My son recently came home from a play date at a friend's house with an animal carrier of some sorts in
tow. It was a small carrier and upon further review it housed a little lizard. Yes, his friend had given him a lizard in a plastic carrier container to take home as a "pet."
While part of me immediately wanted to grab the container and rush it back outside to free the captured lizard, I didn't. I thought it would make for a good learning experience. The thing is, I wanted my son to want to free the lizard, not feel that he was forced to do so. Forcing him to free the lizard wouldn't teach him nearly as much as raising his awareness about keeping the creature captive and teaching him to have compassion for it. Teaching him to have compassion would go much further in the long run. Besides, just rushing it outside to free it wouldn't be showing my son much compassion, considering he was clearly excited about this new "pet" that he had.

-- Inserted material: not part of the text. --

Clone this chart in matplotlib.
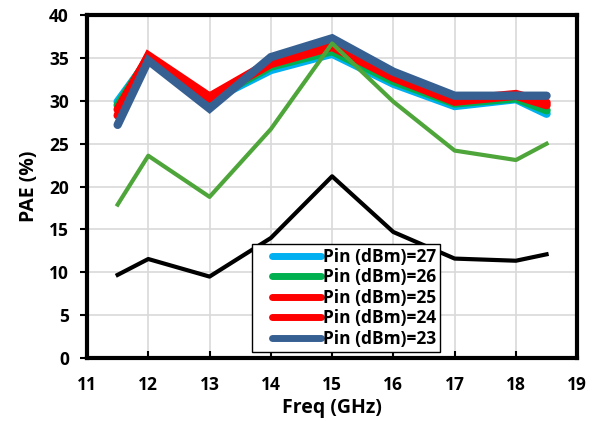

So I took to sounding concerned about the lizard in how it would get enough food, oxygen, sunlight, etc. inside that carrier. How would it survive? How would he feed it? Would he be comfortable feeding it live crickets? Would it be fair to keep it from being out in nature, or possibly being in contact with other lizards throughout its life? I didn't pepper him with those questions, of course, because I wanted to give him things to really think about.

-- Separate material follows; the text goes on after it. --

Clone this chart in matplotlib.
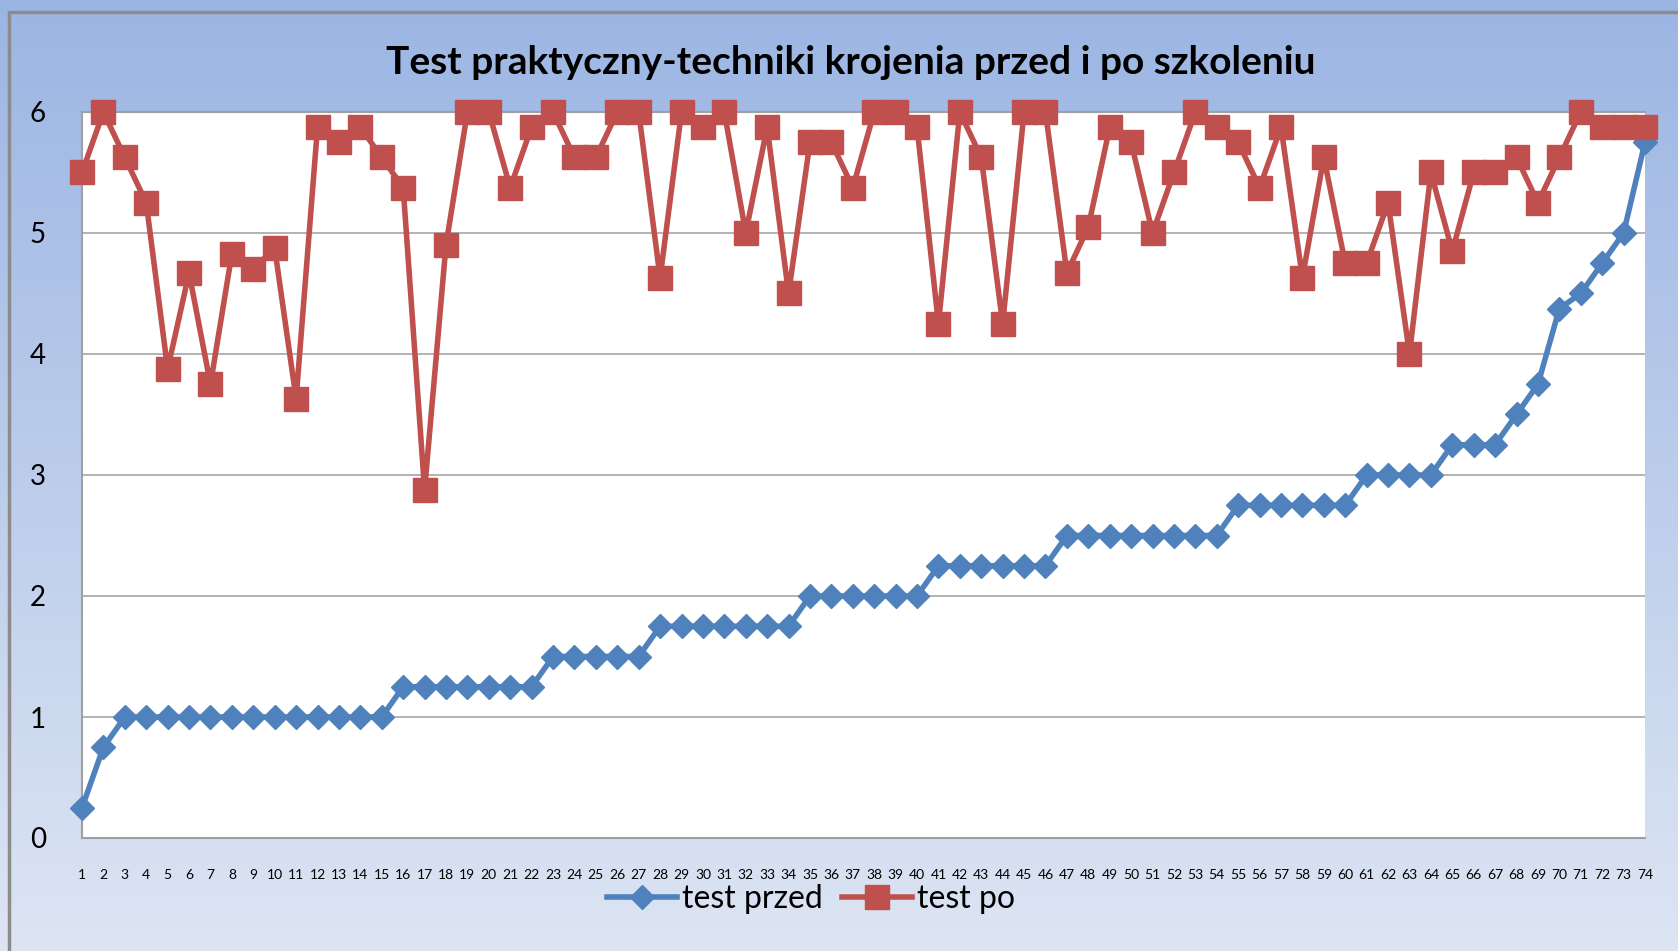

Over the course of the next couple of hours the lizard sat in that plastic container (which had holes and was made to house critters so I knew it would be okay for a while), as he mulled over every question I asked him about. Never once did I say he had to get rid of it. I was hoping it wouldn't come to that, and luckily it didn't. After a couple of hours went by we were reading together on the couch when he looked up and me and softly said "Let's go release the lizard, mom."
He was ready. It took a couple of hours, but he got it. He didn't want the lizard to live its life in a plastic container, rather than out in nature, where it would be free. With a smile on his face, he released the lizard outside all on his own. I was proud of him and I know that he learned a lesson that day, one of compassion and respect for other living creatures. One that will hopefully stick with him for a lifetime!
By the way... if he hadn't had a change of heart by bed time, I was planning in my mind that the lizard was going to somehow "escape" during the night. :)
But I'm glad it turned out the way it did... lesson in compassion learned!